Basta con que pisemos suelo extranjero para comportarnos correctamente porque el orden llama al orden y la desorganización, al caos. Respetamos los puestos en las filas fuera del país porque todo el mundo lo hace y esa es la normalidad, a pesar de que aquí no tengamos la calma para hacerlo.
Esperamos pacientemente nuestro turno -aunque el del frente no acabe de decidir lo que quiere- porque ese es el ejercicio civilizado que se espera de nosotros en esas naciones desarrolladas. Aprendemos a organizar y clasificar la basura en un curso intensivo de supervivencia y aquí no somos capaces tan siquiera de acercarla al zafacón.
Respetamos la autoridad sin miramientos porque sabemos las consecuencias de nuestras faltas y no hay a quién decirle “¿usted sabe quién soy yo?” o llamar algún funcionario amigo para que con sus influencias nos saque del apuro y de paso, bote al infeliz. Cuando estamos fuera, no se nos ocurre importunar al vecino con música estridente en altas horas de la noche, aunque por estos lares es más fácil que lo mandamos a que se mude, si le molesta.

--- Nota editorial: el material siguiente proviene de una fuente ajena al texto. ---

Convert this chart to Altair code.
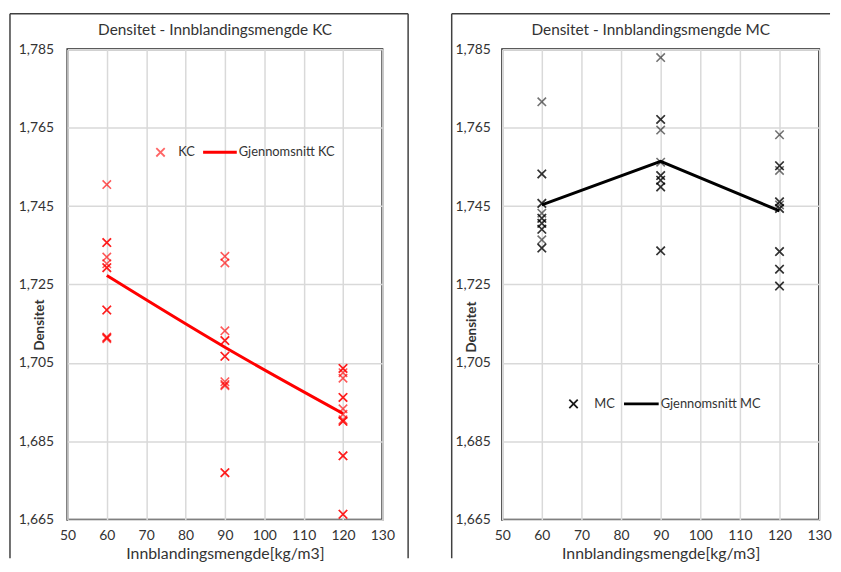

Recorremos largas distancias en armonía por esas amplias carreteras de otros países, pero aquí hay que pegar bocinazos frenéticos para que se avance en un interminable tapón y detenerse en plena vía para usarla de baño a plena luz del día, si la urgencia apremia. El mimetismo se verifica desde que arribamos al aeropuerto de nuestro destino, aun con las incomodidades de migración, no se osa siquiera pensar en protestar contra los guardianes, aunque con los criollos no se tenga ese prurito para luego alegar que nos desconsideraron y que hemos sido víctimas de maltratos y abusos.

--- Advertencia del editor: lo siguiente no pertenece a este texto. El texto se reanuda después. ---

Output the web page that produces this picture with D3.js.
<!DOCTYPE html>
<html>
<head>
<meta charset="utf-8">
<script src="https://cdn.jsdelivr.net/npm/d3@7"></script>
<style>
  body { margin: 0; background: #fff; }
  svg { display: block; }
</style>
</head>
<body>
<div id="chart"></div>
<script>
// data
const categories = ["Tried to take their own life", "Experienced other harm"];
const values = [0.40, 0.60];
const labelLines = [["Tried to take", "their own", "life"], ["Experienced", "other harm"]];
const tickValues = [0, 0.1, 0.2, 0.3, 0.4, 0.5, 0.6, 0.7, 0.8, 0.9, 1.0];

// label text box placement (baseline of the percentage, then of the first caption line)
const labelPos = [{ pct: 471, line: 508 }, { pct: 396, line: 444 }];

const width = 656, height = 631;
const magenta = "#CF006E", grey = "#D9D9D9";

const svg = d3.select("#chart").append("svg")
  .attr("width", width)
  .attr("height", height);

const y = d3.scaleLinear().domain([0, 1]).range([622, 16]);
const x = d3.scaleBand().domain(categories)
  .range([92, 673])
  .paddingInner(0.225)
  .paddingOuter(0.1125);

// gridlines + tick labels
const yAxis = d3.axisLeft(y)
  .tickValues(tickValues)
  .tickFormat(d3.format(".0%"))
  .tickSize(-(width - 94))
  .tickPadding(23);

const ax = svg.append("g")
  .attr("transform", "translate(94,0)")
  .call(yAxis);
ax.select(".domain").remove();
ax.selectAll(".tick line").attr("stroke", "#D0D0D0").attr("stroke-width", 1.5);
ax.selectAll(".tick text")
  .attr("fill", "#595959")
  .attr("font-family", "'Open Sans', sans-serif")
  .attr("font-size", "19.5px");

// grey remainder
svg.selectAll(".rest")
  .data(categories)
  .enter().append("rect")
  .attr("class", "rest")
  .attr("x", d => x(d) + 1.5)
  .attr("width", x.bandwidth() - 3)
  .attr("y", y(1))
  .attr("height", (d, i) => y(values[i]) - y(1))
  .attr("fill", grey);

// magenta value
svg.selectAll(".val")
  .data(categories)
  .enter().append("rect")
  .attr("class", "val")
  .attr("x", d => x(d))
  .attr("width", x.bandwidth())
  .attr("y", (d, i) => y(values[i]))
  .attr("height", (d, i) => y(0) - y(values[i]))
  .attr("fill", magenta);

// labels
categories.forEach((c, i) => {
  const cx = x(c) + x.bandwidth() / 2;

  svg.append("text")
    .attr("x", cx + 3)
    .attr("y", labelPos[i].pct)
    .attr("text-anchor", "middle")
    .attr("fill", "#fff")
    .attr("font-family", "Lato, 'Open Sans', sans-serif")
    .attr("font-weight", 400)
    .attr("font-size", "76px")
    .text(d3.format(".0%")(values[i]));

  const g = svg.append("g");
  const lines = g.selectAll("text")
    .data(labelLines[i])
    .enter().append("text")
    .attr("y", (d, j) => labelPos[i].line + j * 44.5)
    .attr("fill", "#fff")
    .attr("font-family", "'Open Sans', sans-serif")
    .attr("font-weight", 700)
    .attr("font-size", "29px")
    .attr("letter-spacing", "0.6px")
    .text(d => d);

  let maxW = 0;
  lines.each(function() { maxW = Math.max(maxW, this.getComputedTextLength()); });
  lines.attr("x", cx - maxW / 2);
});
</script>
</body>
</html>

Respetamos las señales de tránsito, nos ponemos los cinturones de seguridad y nos parqueamos donde es debido porque estamos más que conscientes de que no saldríamos ilesos en otro lugar y que en el extranjero no valen las llamadas, tarjetas o apellidos.
Somos, cual espejo, un reflejo de aquello que observamos porque se imita lo que se ve. Allá, como aquí, hay múltiples leyes y numerosas autoridades para hacerlas cumplir, pero, aparentemente, si somos subdesarrollados, no es por la escasez de recursos o limitaciones económicas, es porque, en nuestra pobreza mental, parecería que es más cómodo ser mediocres.